Emeutes dans les banlieues

Semaine brûlante en France. Les banlieues explosent.

(Lire aussi Les émeutes vues du Liban et Des journalistes à Bondy)

Devant notre bureau, à Bondy, un camion fume encore ce jeudi matin. La comptable nous parle de 37 voitures brûlées à Bondy. Mais aussi un magasin (Tu te rends compte ils ont aussi cramé le Mondial Moquette) Les carcasses de voitures jonchent le sol. Une odeur de brûlé règne. Le soir du bureau on entend des dizaines de voitures de police. Le soir, je rentre trop tard : pas de bus. C’est le couvre feu. Devant la cité des cars de police grouillent. Images qui ne semblent pas être des images de France.

Deux bonnes émissions ( C dans l’air sur France 5) essayent d’interroger les spécialistes. Tous s’accordent à parler de la responsabilité d’un gouvernement qui fait peu, très peu pour les gens pauvres. Evidemment le gouvernement ne peux pas être tenu pour responsable de la crise économique (encore que...), mais par contre l’absence de justice, si, certainement ! Que le Miinistre de l’Intérieur n’a fait que souligner en ne parlant que des gangs organisés. Même Borloo dans le poste aurait déclaré que cela est un constat d’échec. Pour le moment l’heure n’est pas aux explications.

Le très rapide embrasement des banlieues me rappelle la vitesse avec laquelle s’était propagé la violence lors des émeutes de Caracas en 1988 [1] Il semble qu’il y ait une mécanique de la violence sociale qui se déclenche une fois passé un certain seuil. Comme ce phénomène de cristallisation dont parle Elias Canetti pour décrire ce moment où une foule devient une sorte de force organisée après n’avoir été qu’une masse humaine, la violence "sans raison" s’est propagée très vite, histoire d’exprimer son mécontentement, le simple ras-l’bol.

En tout cas, cette violence des rues est une sorte de soupape de sécurité de cette autre violence, très sourde, économique, et qui se double d’un problème racial de plus en plus fort (voir le rapport sur les discriminations raciales).
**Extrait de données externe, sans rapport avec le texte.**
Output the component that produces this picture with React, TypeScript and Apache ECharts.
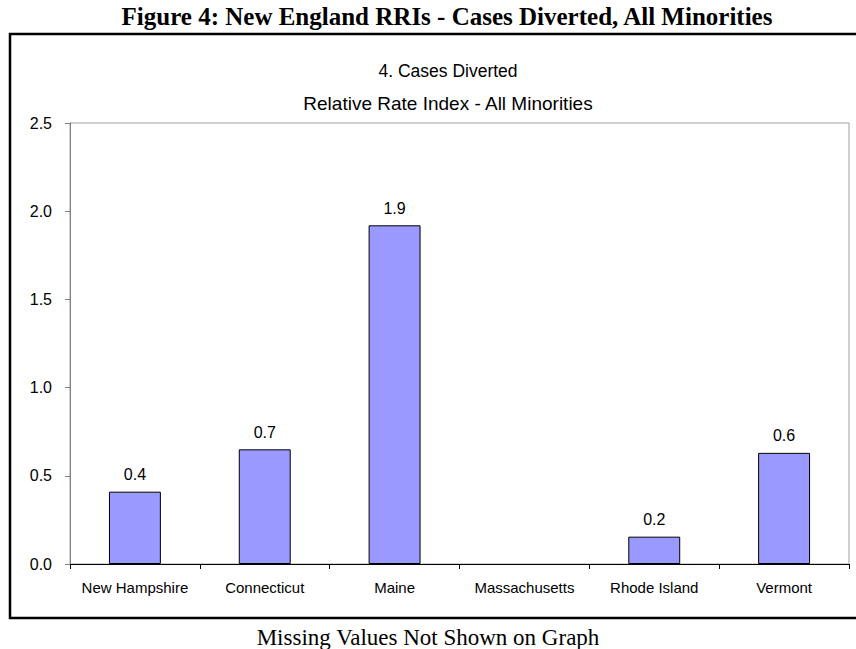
import React, { useEffect, useRef } from "react";
import * as echarts from "echarts";

const categories = ["New Hampshire", "Connecticut", "Maine", "Massachusetts", "Rhode Island", "Vermont"];
const rriValues: (number | null)[] = [0.41, 0.65, 1.92, null, 0.155, 0.63];
const valueLabels = ["0.4", "0.7", "1.9", "", "0.2", "0.6"];

const figureTitle = "Figure 4: New England RRIs - Cases Diverted, All Minorities";
const chartTitle = "4. Cases Diverted";
const chartSubtitle = "Relative Rate Index - All Minorities";
const footnote = "Missing Values Not Shown on Graph";

const SANS = "'Liberation Sans', Arial, sans-serif";

export default function App() {
  const ref = useRef<HTMLDivElement>(null);
  useEffect(() => {
    if (!ref.current) return;
    const chart = echarts.init(ref.current, null, { renderer: "svg" });
    chart.setOption({
      animation: false,
      backgroundColor: "#ffffff",
      grid: {
        left: 70,
        top: 123,
        width: 779,
        height: 441,
        show: true,
        borderColor: "#a0a0a0",
        borderWidth: 1,
        backgroundColor: "transparent",
      },
      xAxis: {
        type: "category",
        data: categories,
        axisLine: { lineStyle: { color: "#000000", width: 1 } },
        axisTick: { show: true, alignWithLabel: false, length: 5, lineStyle: { color: "#000000" } },
        axisLabel: { color: "#000000", fontFamily: SANS, fontSize: 15, margin: 16, interval: 0 },
      },
      yAxis: {
        type: "value",
        min: 0,
        max: 2.5,
        interval: 0.5,
        axisLine: { show: true, lineStyle: { color: "#808080", width: 1 } },
        axisTick: { show: true, length: 5, lineStyle: { color: "#808080" } },
        splitLine: { show: false },
        axisLabel: {
          color: "#000000",
          fontFamily: SANS,
          fontSize: 16,
          margin: 18,
          formatter: (v: number) => v.toFixed(1),
        },
      },
      series: [
        {
          type: "bar",
          data: rriValues,
          barCategoryGap: "60%",
          itemStyle: { color: "#9999ff", borderColor: "#000000", borderWidth: 1 },
          label: {
            show: true,
            position: "top",
            distance: 9,
            color: "#000000",
            fontFamily: SANS,
            fontSize: 16,
            formatter: (p: any) => valueLabels[p.dataIndex],
          },
        },
      ],
      graphic: [
        {
          type: "rect",
          shape: { x: 10, y: 34, width: 860, height: 584 },
          style: { fill: "none", stroke: "#000000", lineWidth: 2.5 },
          silent: true,
          z: -1,
        },
        {
          type: "text",
          x: 447,
          y: 16,
          style: {
            text: figureTitle,
            font: "bold 25px 'Liberation Serif', 'Times New Roman', serif",
            fill: "#000000",
            align: "center",
            verticalAlign: "middle",
          },
        },
        {
          type: "text",
          x: 448,
          y: 71,
          style: {
            text: chartTitle,
            font: "17.5px " + SANS,
            fill: "#000000",
            align: "center",
            verticalAlign: "middle",
          },
        },
        {
          type: "text",
          x: 448,
          y: 103,
          style: {
            text: chartSubtitle,
            font: "19px " + SANS,
            fill: "#000000",
            align: "center",
            verticalAlign: "middle",
          },
        },
        {
          type: "text",
          x: 428,
          y: 637,
          style: {
            text: footnote,
            font: "23px 'Liberation Serif', 'Times New Roman', serif",
            fill: "#000000",
            align: "center",
            verticalAlign: "middle",
          },
        },
      ],
    });
    return () => chart.dispose();
  }, []);
  return (
    <div
      ref={ref}
      style={{ position: "absolute", left: 0, top: 0, width: 856, height: 649 }}
    />
  );
}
De plus, la réponse communautariste est particulièrement inadaptée et participe même de cette violence puisqu’elle agrandit le fossé entre le centre-ville et les banlieues en confinant la population un peu café au lait et noire aux abords des villes.

Comme tout acte de violence, ces émeutes comportent elles-même une forte dose d’injustice qui repond à l’injustice sociale que subissent les habitants de ces villes de la banlieue parisienne.
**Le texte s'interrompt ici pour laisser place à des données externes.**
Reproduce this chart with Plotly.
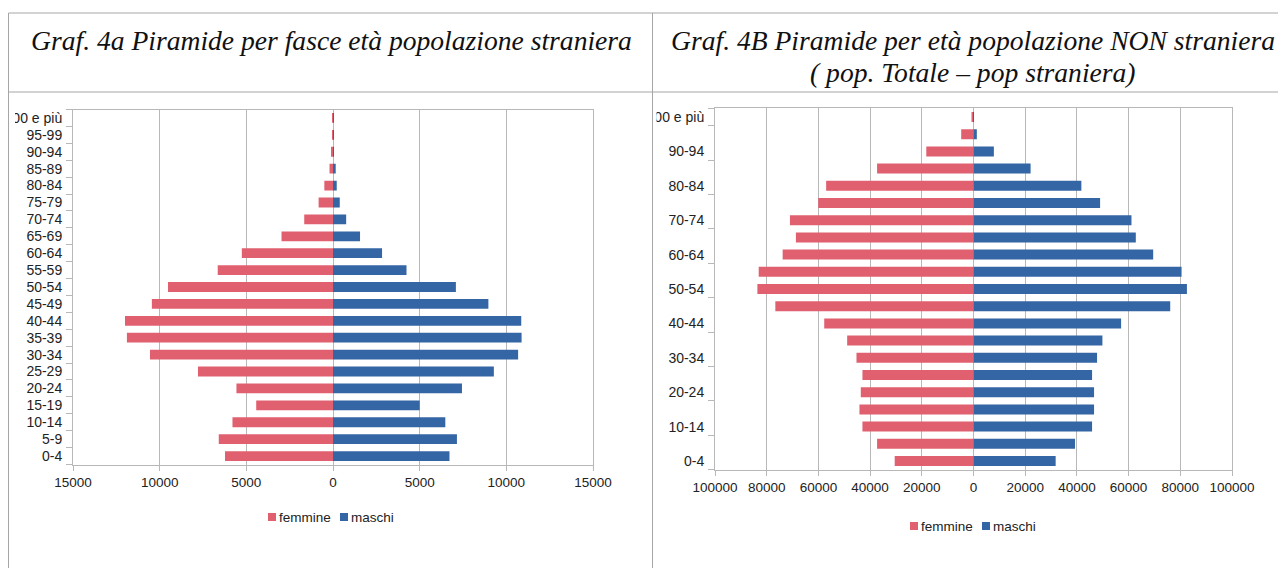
import plotly.graph_objects as go

# the page body has an 8px margin: the figure starts at (8, 8) in the window
OFF = 8
W, H = 1286 - OFF, 568 - OFF

ages = ["0-4", "5-9", "10-14", "15-19", "20-24", "25-29", "30-34", "35-39", "40-44",
        "45-49", "50-54", "55-59", "60-64", "65-69", "70-74", "75-79", "80-84",
        "85-89", "90-94", "95-99", "100 e più"]

# Graf. 4a - popolazione straniera
stran_femmine = [6230, 6590, 5800, 4430, 5570, 7790, 10560, 11890, 12000, 10450, 9520,
                 6650, 5260, 2970, 1660, 830, 500, 200, 100, 20, 10]
stran_maschi = [6720, 7150, 6480, 5000, 7440, 9280, 10680, 10880, 10860, 8965, 7090,
                4240, 2830, 1560, 760, 390, 215, 156, 50, 10, 30]

# Graf. 4B - popolazione NON straniera
non_femmine = [30480, 37300, 42960, 44120, 43600, 42960, 45270, 48870, 57750, 76660, 83600,
               83090, 73830, 68700, 71000, 60060, 57000, 37300, 18260, 4760, 770]
non_maschi = [31780, 39280, 45870, 46640, 46640, 45870, 47800, 49870, 57100, 76100, 82560,
              80490, 69510, 62790, 61110, 48970, 41730, 22090, 7880, 1290, 150]

series_names = ["femmine", "maschi"]

left_ticks = [-15000, -10000, -5000, 0, 5000, 10000, 15000]
left_ticktext = ["15000", "10000", "5000", "0", "5000", "10000", "15000"]
right_ticks = [-100000, -80000, -60000, -40000, -20000, 0, 20000, 40000, 60000, 80000, 100000]
right_ticktext = ["100000", "80000", "60000", "40000", "20000", "0",
                  "20000", "40000", "60000", "80000", "100000"]
right_ylabels = ["0-4", "10-14", "20-24", "30-34", "40-44", "50-54", "60-64",
                 "70-74", "80-84", "90-94", "100 e più"]

title_left = "Graf. 4a Piramide per fasce età popolazione straniera"
title_right_1 = "Graf. 4B Piramide per età popolazione NON straniera"
title_right_2 = "( pop. Totale – pop straniera)"

PINK = "#e0606f"
BLUE = "#3465a4"
GRID = "#b8b8b8"
BORDER = "#a6a6a6"
FONT = "Liberation Sans, Arial, sans-serif"
TXT = "#222222"


def px_x(v):
    return (v - OFF) / W


def px_y(v):
    return 1 - (v - OFF) / H


fig = go.Figure()

fig.add_trace(go.Bar(y=ages, x=[-v for v in stran_femmine], orientation="h", name=series_names[0],
                     marker=dict(color=PINK, line=dict(width=0)), xaxis="x", yaxis="y",
                     showlegend=False))
fig.add_trace(go.Bar(y=ages, x=stran_maschi, orientation="h", name=series_names[1],
                     marker=dict(color=BLUE, line=dict(width=0)), xaxis="x", yaxis="y",
                     showlegend=False))
fig.add_trace(go.Bar(y=ages, x=[-v for v in non_femmine], orientation="h", name=series_names[0],
                     marker=dict(color=PINK, line=dict(width=0)), xaxis="x2", yaxis="y2",
                     showlegend=False))
fig.add_trace(go.Bar(y=ages, x=non_maschi, orientation="h", name=series_names[1],
                     marker=dict(color=BLUE, line=dict(width=0)), xaxis="x2", yaxis="y2",
                     showlegend=False))

axis_common = dict(showline=True, linecolor=GRID, linewidth=1, mirror=True,
                   zeroline=False, fixedrange=True, automargin=False)
xfont = dict(family=FONT, size=13.5, color=TXT)
yfont = dict(family=FONT, size=14, color=TXT)

fig.update_layout(
    width=W, height=H,
    margin=dict(l=0, r=0, t=0, b=0, autoexpand=False),
    paper_bgcolor="white", plot_bgcolor="white",
    barmode="relative", bargap=0.42,
    font=dict(family=FONT, size=13.5, color=TXT),
    showlegend=False,
    xaxis=dict(domain=[px_x(73), px_x(593)], range=[-15000, 15000],
               tickvals=left_ticks, ticktext=left_ticktext, tickfont=xfont,
               showgrid=True, gridcolor=GRID, gridwidth=1,
               ticks="outside", ticklen=5, tickcolor=GRID, anchor="y", **axis_common),
    yaxis=dict(domain=[px_y(464.5), px_y(109.5)], type="category",
               categoryorder="array", categoryarray=ages, tickfont=yfont,
               tickmode="array", tickvals=ages, ticktext=ages,
               showgrid=False, ticks="outside", tickson="boundaries", ticklen=6,
               ticklabelstandoff=7, tickcolor=GRID, anchor="x", **axis_common),
    xaxis2=dict(domain=[px_x(715), px_x(1232)], range=[-100000, 100000],
                tickvals=right_ticks, ticktext=right_ticktext, tickfont=xfont,
                showgrid=True, gridcolor=GRID, gridwidth=1,
                ticks="outside", ticklen=5, tickcolor=GRID, anchor="y2", **axis_common),
    yaxis2=dict(domain=[px_y(469.6), px_y(108.4)], type="category",
                categoryorder="array", categoryarray=ages, tickfont=yfont,
                tickmode="array", tickvals=right_ylabels, ticktext=right_ylabels,
                showgrid=False, ticks="outside", tickson="boundaries", ticklen=6,
                ticklabelstandoff=7, tickcolor=GRID, anchor="x2", **axis_common),
)

shapes = []
# clipping of the top label at the chart image edges (drawn before the borders)
shapes.append(dict(type="rect", xref="paper", yref="paper", x0=px_x(0), x1=px_x(15), y0=px_y(128),
                   y1=px_y(106), fillcolor="white", line=dict(width=0), layer="above"))
shapes.append(dict(type="rect", xref="paper", yref="paper", x0=px_x(640), x1=px_x(656.5), y0=px_y(128),
                   y1=px_y(106), fillcolor="white", line=dict(width=0), layer="above"))
# table borders
line = dict(color=BORDER, width=1)
shapes.append(dict(type="line", xref="paper", yref="paper", x0=px_x(8.5), x1=1, y0=px_y(13), y1=px_y(13), line=line))
shapes.append(dict(type="line", xref="paper", yref="paper", x0=px_x(8.5), x1=1, y0=px_y(92), y1=px_y(92), line=line))
shapes.append(dict(type="line", xref="paper", yref="paper", x0=px_x(8.5), x1=px_x(8.5), y0=px_y(13), y1=0, line=line))
shapes.append(dict(type="line", xref="paper", yref="paper", x0=px_x(652.5), x1=px_x(652.5), y0=px_y(13), y1=0, line=line))


# legends (square + label), one per chart
def add_legend(x_start, y_center, gap_between):
    x = x_start
    for name, col in zip(series_names, [PINK, BLUE]):
        shapes.append(dict(type="rect", xref="paper", yref="paper",
                           x0=px_x(x), x1=px_x(x + 8), y0=px_y(y_center + 4), y1=px_y(y_center - 4),
                           fillcolor=col, line=dict(width=0)))
        fig.add_annotation(text=name, xref="paper", yref="paper", x=px_x(x + 9), y=px_y(y_center),
                           xanchor="left", yanchor="middle", showarrow=False,
                           font=dict(family=FONT, size=13.5, color=TXT))
        x += gap_between


add_legend(268, 517, 72)
add_legend(910, 526, 72)

fig.update_layout(shapes=shapes)

title_font = dict(family="Liberation Serif, Times New Roman, serif", size=27.6, color="#111111",
                  style="italic")
fig.add_annotation(text=title_left, xref="paper", yref="paper", x=px_x(331), y=px_y(40),
                   xanchor="center", yanchor="middle", showarrow=False, font=title_font)
fig.add_annotation(text=title_right_1, xref="paper", yref="paper", x=px_x(973), y=px_y(40),
                   xanchor="center", yanchor="middle", showarrow=False, font=title_font)
fig.add_annotation(text=title_right_2, xref="paper", yref="paper", x=px_x(973), y=px_y(72),
                   xanchor="center", yanchor="middle", showarrow=False, font=title_font)

fig.write_html("out.html")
Tout cela va donner encore des beaux jours aux fachos de tout poils, aux vendeurs de caméras de video-surveillance, aux entreprises de "sécurité". Et la police en a pris pour son grade, et a perdu la confiance des citoyens, ce qui ne présage jamais rien de bon.


  • Sur Afrik.com une vidéo particulièrement violente où un policier tire sur les jeunes, assez excité. Ce qui est certain c’est que la confiance est rompue entre la police et les jeunes des banlieues qui en ont assez d’être assimilés à la "racaille".

[1Les émeutes de février 1988 furent provoquées par une augmentation du ticket de bus entre une petite ville de province et Caracas. Il s’en est suivi des émeutes pendant trois jours, qu el’on appelé le "Caracazo". A la suite des émeutes, où le FMI et l’ajustement structurel furent mis sur la sellette, le gouvernement perdit les élections et Carlos Andrés Pérez fut plébiscité tel l’homme providentiel. Il est l’un des rares présidents de la république a avor été mis en prison pour corruption. C’est à la suite de cet échec patent du système politique que furent entrepris des coups d’états successifs qui finirent par devenir la solution. L’un de ces coups d’états fut celui dirigé par Chávez. La morale de cette histoire est que les émeutes ne sont pas des générateurs de "solution aux questions sociales" mais des perturbations qui expriment le désarrooi et la colère. Un peuple en colère est un peuple dangeureux, les hommes politiques devraient s’en souvenir plus souvent.